§ **EXERCISE GOAL**: Give again only the lines running from the one with "Output the web" through the one with "const yTicks = [-450, -300, -150, 0, 150, 300, 450]", inclusive. Omit every picture.

Extracted data entries:
########

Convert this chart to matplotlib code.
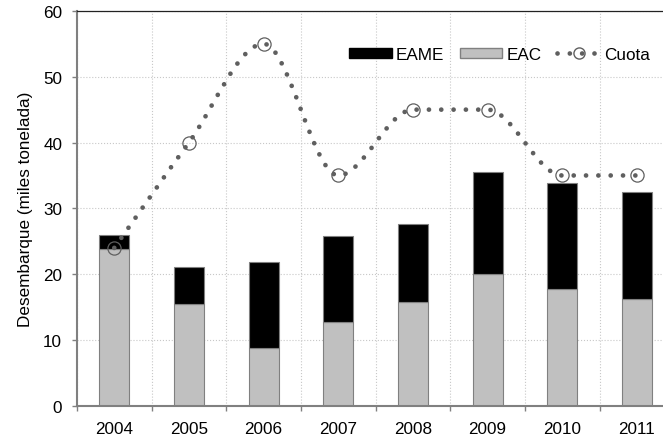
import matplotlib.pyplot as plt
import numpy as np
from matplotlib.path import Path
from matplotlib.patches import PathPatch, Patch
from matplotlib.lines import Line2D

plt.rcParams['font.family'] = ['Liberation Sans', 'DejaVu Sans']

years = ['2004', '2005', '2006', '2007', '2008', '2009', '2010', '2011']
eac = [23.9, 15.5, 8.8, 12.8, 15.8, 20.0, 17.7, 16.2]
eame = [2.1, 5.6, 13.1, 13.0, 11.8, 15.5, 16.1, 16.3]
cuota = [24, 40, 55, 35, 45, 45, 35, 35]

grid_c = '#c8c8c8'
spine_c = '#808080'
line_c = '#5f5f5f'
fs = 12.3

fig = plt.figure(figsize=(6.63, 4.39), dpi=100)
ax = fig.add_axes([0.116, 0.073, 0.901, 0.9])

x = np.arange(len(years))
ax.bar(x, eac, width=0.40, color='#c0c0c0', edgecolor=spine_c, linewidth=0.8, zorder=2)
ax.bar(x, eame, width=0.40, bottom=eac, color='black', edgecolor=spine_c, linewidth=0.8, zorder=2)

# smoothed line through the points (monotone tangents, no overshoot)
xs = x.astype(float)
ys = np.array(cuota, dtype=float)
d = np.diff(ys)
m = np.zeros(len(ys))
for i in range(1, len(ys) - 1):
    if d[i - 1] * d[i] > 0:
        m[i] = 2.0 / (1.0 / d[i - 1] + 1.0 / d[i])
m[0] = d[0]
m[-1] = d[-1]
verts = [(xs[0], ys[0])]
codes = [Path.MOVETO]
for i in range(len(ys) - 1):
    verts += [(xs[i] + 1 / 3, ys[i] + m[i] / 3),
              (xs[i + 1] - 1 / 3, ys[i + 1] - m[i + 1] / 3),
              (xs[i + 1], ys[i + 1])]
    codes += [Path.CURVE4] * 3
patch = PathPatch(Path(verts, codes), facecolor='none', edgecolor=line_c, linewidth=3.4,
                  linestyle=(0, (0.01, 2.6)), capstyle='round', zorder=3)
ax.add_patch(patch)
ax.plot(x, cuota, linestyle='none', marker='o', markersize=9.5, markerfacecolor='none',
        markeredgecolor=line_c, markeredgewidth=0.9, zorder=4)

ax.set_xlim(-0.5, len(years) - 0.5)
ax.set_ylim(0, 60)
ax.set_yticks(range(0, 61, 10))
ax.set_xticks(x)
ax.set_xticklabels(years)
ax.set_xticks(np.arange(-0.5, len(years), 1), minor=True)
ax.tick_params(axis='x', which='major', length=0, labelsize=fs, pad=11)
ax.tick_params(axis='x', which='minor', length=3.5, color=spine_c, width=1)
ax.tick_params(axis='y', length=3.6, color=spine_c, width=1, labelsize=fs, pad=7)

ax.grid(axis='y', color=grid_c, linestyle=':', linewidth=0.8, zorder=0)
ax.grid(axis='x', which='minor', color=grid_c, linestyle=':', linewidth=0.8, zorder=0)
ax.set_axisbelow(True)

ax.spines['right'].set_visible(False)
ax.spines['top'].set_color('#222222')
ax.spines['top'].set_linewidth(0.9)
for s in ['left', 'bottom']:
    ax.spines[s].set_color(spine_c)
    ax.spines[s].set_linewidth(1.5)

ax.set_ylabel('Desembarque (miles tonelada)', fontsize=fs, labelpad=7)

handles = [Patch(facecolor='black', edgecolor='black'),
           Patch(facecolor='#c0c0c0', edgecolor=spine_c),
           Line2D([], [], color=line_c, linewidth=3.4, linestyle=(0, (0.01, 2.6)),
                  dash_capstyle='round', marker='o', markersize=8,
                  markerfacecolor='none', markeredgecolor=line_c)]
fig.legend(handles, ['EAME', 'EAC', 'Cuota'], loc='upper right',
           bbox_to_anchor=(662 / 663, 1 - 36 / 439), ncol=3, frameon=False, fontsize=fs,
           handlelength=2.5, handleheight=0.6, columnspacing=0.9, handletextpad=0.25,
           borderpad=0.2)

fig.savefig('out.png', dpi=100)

########

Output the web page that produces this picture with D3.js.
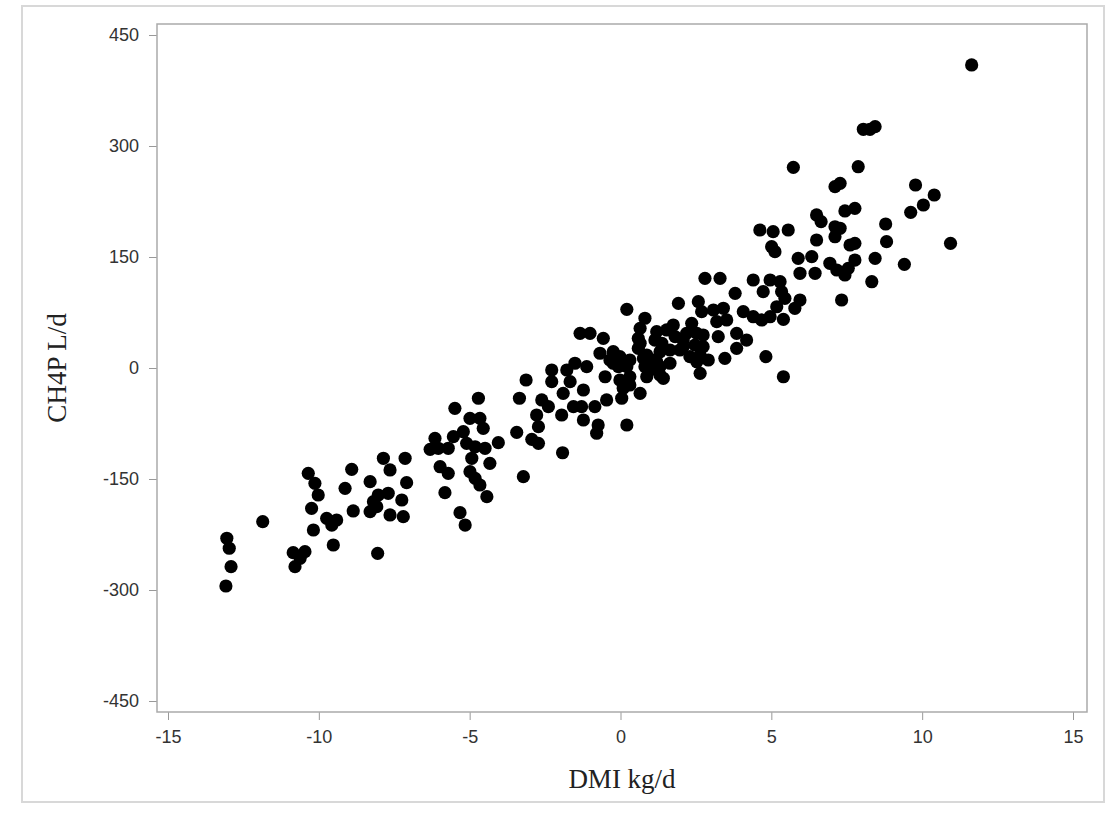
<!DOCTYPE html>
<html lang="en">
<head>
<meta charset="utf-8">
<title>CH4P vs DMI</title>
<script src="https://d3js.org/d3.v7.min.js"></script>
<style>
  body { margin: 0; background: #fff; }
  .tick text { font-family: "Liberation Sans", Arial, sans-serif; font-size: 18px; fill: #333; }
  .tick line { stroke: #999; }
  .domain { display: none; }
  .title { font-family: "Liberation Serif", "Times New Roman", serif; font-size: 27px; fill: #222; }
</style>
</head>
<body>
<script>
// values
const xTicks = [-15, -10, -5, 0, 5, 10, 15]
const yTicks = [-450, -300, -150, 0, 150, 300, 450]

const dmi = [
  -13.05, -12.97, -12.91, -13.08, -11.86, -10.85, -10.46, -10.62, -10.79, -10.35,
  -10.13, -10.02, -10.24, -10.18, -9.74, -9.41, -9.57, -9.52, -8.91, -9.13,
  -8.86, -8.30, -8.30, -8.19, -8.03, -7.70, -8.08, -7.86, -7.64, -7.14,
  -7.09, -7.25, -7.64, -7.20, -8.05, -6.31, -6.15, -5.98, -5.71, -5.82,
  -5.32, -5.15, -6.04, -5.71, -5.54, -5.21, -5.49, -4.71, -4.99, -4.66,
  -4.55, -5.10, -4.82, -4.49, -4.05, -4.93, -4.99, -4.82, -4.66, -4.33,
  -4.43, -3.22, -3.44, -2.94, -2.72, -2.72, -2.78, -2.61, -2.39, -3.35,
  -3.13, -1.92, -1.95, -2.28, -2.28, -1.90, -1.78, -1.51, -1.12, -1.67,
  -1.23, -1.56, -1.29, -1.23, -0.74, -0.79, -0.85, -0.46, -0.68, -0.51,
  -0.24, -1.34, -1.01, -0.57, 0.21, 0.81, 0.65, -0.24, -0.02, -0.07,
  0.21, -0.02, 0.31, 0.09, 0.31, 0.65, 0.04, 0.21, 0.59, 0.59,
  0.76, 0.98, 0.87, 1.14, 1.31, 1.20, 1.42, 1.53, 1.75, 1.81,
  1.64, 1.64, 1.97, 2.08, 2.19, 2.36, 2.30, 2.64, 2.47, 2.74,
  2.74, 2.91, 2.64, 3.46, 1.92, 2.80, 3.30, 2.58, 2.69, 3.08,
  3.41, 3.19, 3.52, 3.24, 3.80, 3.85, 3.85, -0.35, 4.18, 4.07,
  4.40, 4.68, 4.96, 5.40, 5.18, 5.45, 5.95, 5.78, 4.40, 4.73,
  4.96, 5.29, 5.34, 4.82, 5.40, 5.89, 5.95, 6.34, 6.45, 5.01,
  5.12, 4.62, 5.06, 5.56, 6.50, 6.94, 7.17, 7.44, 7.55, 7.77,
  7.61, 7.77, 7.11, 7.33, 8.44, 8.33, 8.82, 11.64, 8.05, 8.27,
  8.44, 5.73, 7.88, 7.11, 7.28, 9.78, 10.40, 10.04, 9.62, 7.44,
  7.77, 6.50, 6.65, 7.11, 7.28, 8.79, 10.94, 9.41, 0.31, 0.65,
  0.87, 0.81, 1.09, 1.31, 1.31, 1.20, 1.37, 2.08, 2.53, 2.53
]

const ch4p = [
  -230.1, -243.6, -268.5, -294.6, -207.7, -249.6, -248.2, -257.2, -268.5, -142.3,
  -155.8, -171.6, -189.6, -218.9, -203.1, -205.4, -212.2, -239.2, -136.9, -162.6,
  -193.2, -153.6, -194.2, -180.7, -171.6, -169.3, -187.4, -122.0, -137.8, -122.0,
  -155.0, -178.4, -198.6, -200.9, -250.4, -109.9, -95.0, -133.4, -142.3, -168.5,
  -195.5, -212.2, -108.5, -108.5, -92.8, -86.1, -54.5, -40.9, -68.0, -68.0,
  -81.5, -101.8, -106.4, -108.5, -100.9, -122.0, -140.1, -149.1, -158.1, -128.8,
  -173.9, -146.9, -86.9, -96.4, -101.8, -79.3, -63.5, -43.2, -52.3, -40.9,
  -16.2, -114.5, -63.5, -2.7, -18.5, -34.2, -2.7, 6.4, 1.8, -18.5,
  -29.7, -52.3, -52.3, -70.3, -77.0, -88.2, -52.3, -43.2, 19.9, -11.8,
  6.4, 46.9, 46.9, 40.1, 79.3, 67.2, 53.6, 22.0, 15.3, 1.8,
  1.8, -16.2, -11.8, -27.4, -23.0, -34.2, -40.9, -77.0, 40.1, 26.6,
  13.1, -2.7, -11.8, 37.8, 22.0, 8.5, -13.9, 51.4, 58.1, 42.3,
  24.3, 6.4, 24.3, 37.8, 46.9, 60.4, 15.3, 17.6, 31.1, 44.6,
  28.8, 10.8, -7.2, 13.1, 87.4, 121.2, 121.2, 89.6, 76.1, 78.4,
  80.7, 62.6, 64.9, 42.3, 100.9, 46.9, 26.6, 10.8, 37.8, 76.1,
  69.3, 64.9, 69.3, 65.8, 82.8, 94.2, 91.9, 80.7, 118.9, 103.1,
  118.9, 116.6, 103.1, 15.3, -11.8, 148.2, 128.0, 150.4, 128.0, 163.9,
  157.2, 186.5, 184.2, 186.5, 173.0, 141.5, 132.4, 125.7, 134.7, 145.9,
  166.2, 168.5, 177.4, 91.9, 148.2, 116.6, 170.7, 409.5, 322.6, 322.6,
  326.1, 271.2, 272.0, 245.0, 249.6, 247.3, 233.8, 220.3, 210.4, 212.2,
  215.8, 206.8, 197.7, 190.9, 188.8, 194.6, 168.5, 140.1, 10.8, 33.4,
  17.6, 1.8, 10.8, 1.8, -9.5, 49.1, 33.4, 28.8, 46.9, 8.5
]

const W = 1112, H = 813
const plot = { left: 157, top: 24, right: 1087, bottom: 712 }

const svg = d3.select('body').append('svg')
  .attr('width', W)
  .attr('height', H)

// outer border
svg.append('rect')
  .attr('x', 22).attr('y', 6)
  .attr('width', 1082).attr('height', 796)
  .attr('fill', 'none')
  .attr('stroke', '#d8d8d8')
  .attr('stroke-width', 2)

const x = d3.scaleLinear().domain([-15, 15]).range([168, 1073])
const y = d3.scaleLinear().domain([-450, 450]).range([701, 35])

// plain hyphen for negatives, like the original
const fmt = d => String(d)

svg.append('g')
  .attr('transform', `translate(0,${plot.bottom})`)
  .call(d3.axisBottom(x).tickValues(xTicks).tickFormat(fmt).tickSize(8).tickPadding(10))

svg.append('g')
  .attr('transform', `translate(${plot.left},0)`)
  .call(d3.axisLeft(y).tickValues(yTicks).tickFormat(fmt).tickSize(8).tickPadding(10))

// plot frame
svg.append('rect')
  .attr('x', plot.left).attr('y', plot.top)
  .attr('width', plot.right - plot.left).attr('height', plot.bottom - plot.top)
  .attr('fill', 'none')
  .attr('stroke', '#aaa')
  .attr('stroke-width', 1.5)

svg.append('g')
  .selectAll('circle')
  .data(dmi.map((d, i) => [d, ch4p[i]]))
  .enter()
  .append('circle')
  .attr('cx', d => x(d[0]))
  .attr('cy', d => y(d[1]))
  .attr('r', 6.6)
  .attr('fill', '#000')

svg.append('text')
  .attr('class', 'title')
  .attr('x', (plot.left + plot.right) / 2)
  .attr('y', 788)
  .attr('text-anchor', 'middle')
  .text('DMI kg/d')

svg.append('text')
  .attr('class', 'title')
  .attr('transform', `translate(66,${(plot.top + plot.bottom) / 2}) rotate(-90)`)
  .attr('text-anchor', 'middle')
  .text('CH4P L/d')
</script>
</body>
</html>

########

§ **CORRECT RESPONSE**:
Output the web page that produces this picture with D3.js.
<!DOCTYPE html>
<html lang="en">
<head>
<meta charset="utf-8">
<title>CH4P vs DMI</title>
<script src="https://d3js.org/d3.v7.min.js"></script>
<style>
  body { margin: 0; background: #fff; }
  .tick text { font-family: "Liberation Sans", Arial, sans-serif; font-size: 18px; fill: #333; }
  .tick line { stroke: #999; }
  .domain { display: none; }
  .title { font-family: "Liberation Serif", "Times New Roman", serif; font-size: 27px; fill: #222; }
</style>
</head>
<body>
<script>
// values
const xTicks = [-15, -10, -5, 0, 5, 10, 15]
const yTicks = [-450, -300, -150, 0, 150, 300, 450]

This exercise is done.